Wenn wir schon über Zinsen sprechen: Die Fed in den USA zieht die Zinsschraube an, die Europäische Zentralbank dürfte demnächst nachziehen. Es ist also nicht auszuschliessen, dass auch die SNB die Zinsen anhebt. Nehmen wir an, die Zinsen steigen. Falls sich die institutionellen Anleger dann wieder den Obligationen zuwenden, dürften die Immobilienpreise aufgrund der geringeren Nachfrage doch wieder sinken, nicht? 
 

Wenn von einer optimierten Allokation zwischen den Anlagekategorien ausgegangen wird, ist diese Überlegung richtig. Unter dieser Annahme und vorausgesetzt, die Investitionsflüsse ändern sich, ist tatsächlich nicht auszuschliessen, dass sich der finanzielle Wert der Immobilien wieder deren innerem Wert annähert, was zu einem Preisrückgang führen würde, der ausgehend von den aktuellen Preisen recht gross ausfallen könnte. Aber aufgepasst: Man muss differenzieren, denn es handelt sich hierbei um einen theoretischen Mechanismus.
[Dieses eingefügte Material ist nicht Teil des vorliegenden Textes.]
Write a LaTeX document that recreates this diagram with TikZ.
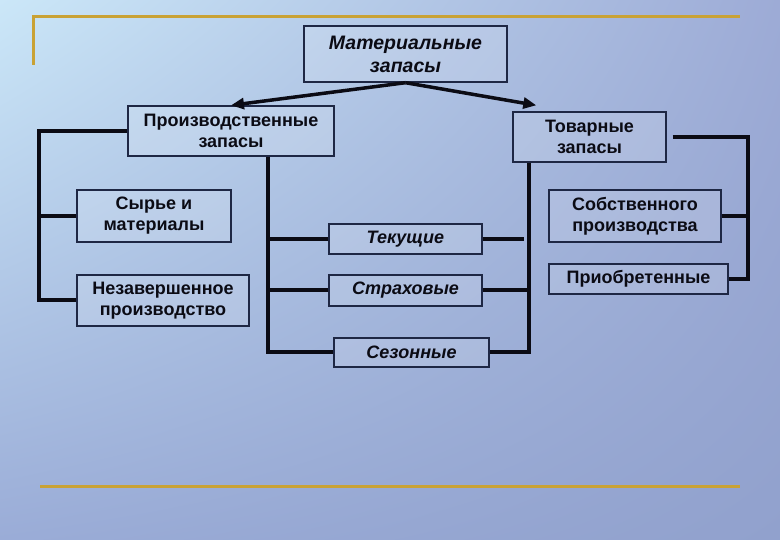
\documentclass[tikz,border=0pt]{standalone}
\usepackage{fontspec}
\setmainfont{Liberation Sans}
\usepackage{tikz}
\usepackage{xcolor}
\usetikzlibrary{arrows.meta,positioning,calc,shadings}
\definecolor{bgul}{HTML}{CBE7F8}
\definecolor{bgur}{HTML}{9DABD6}
\definecolor{bgll}{HTML}{9AACD7}
\definecolor{bglr}{HTML}{91A1CD}
\definecolor{gold}{HTML}{C9A235}
\definecolor{frame}{HTML}{1E2744}
\definecolor{ink}{HTML}{0B0B14}
\tikzset{
  box/.style={draw=frame, fill=white, fill opacity=0.14, text opacity=1,
              line width=1.4pt, align=center, inner sep=0pt, text=ink,
              font=\fontsize{18}{21}\selectfont\bfseries},
  kind/.style={box, font=\fontsize{18}{22}\selectfont\bfseries\itshape},
  link/.style={line width=4pt, draw=ink},
  arrow/.style={-{Triangle[length=13pt,width=11pt]}, line width=3.5pt, draw=ink},
  rule/.style={draw=gold, line width=3pt}
}
\begin{document}
\begin{tikzpicture}[x=1pt,y=-1pt]
        \shade[upper left=bgul,upper right=bgur,lower left=bgll,lower right=bglr] (0,0) rectangle (780,540);
        \useasboundingbox (0,0) rectangle (780,540);

        % slide rules
        \draw[rule] (33,65) -- (33,17) -- (740,17);
        \draw[rule] (40,486) -- (740,486);

        \node[kind,minimum width=203pt,minimum height=56pt,font=\fontsize{19.5}{23}\selectfont\bfseries\itshape] (mat) at (405.5,54) {Материальные\\запасы};
        \node[box,minimum width=206pt,minimum height=50pt] (proizv) at (231,131) {Производственные\\запасы};
        \node[box,minimum width=153pt,minimum height=50pt] (tovar) at (589.5,137) {Товарные\\запасы};

        \node[box,minimum width=154pt,minimum height=52pt] (syrie) at (154,216) {Сырье и\\материалы};
        \node[box,minimum width=172pt,minimum height=51pt] (nezav) at (163,300.5) {Незавершенное\\производство};

        \node[kind,minimum width=153pt,minimum height=30pt] (tek) at (405.5,239) {Текущие};
        \node[kind,minimum width=153pt,minimum height=31pt] (strah) at (405.5,290.5) {Страховые};
        \node[kind,minimum width=155pt,minimum height=29pt] (sez) at (411.5,352.5) {Сезонные};

        \node[box,minimum width=172pt,minimum height=52pt] (sobstv) at (635,216) {Собственного\\производства};
        \node[box,minimum width=179pt,minimum height=30pt] (priobr) at (638.5,279) {Приобретенные};

        \draw[arrow] (mat.south) -- (proizv.north);
        \draw[arrow] (mat.south) -- ([xshift=24pt,yshift=6pt]tovar.north west);

        % production stock: left bracket
        \draw[link] (proizv.west) -- ++(-88,0) |- (nezav.west);
        \draw[link] (syrie.west) -- ++(-37,0);

        % purpose groups between the two branches
        \coordinate (pdown) at ([xshift=-67pt]proizv.south east);
        \coordinate (tdown) at ([xshift=17pt]tovar.south west);
        \draw[link] (pdown) |- (sez.west);
        \draw[link] (tek.west) -- (tek.west -| pdown);
        \draw[link] (strah.west) -- (strah.west -| pdown);
        \draw[link] (tdown) |- (sez.east);
        \draw[link] (strah.east) -- (strah.east -| tdown);
        \draw[link] (tek.east) -- ([xshift=-5pt]tek.east -| tdown);

        % goods stock: right bracket
        \draw[link] ([xshift=6pt]tovar.east) -- ++(75,0) |- (priobr.east);
        \draw[link] (sobstv.east) -- ++(26,0);
      \end{tikzpicture}
\end{document}
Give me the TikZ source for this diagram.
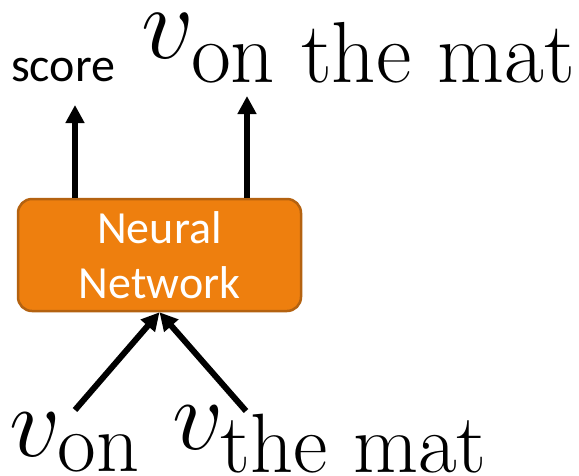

Es können auch andere wirtschaftliche Faktoren wie die Inflation eine Rolle spielen.

 

Dies bleibt dennoch ein realistisches Szenario? 
 

Ich denke, wir nähern uns einem Höhepunkt an und das Ende des Zyklus ist nah. Wann genau es so weit ist, weiss ich allerdings nicht. Ich will keine Hellseherei betreiben. Schon seit bald zehn Jahren heisst es, der Höhepunkt sei erreicht, und doch steigen die Preise weiter.

 

Sie sind auch Direktor von Lithos, einer Anlagestiftung. Welche Immobilienanlagestrategie verfolgen Sie dort? 
 

Aus den genannten Gründen sind wir bei Investitionen in neue Objekte sehr vorsichtig. Wir konzentrieren uns auf die Aufwertung des bestehenden Portfolios und bevorzugen Bauprojekte, mit denen noch etwas höhere Renditen erzielt werden können. Abgesehen davon stehen wir nicht unter demselben Druck wie manche institutionellen Anleger, da wir nur wenig oder gar keine Liquidität halten, die wir jedes Jahr investieren müssen.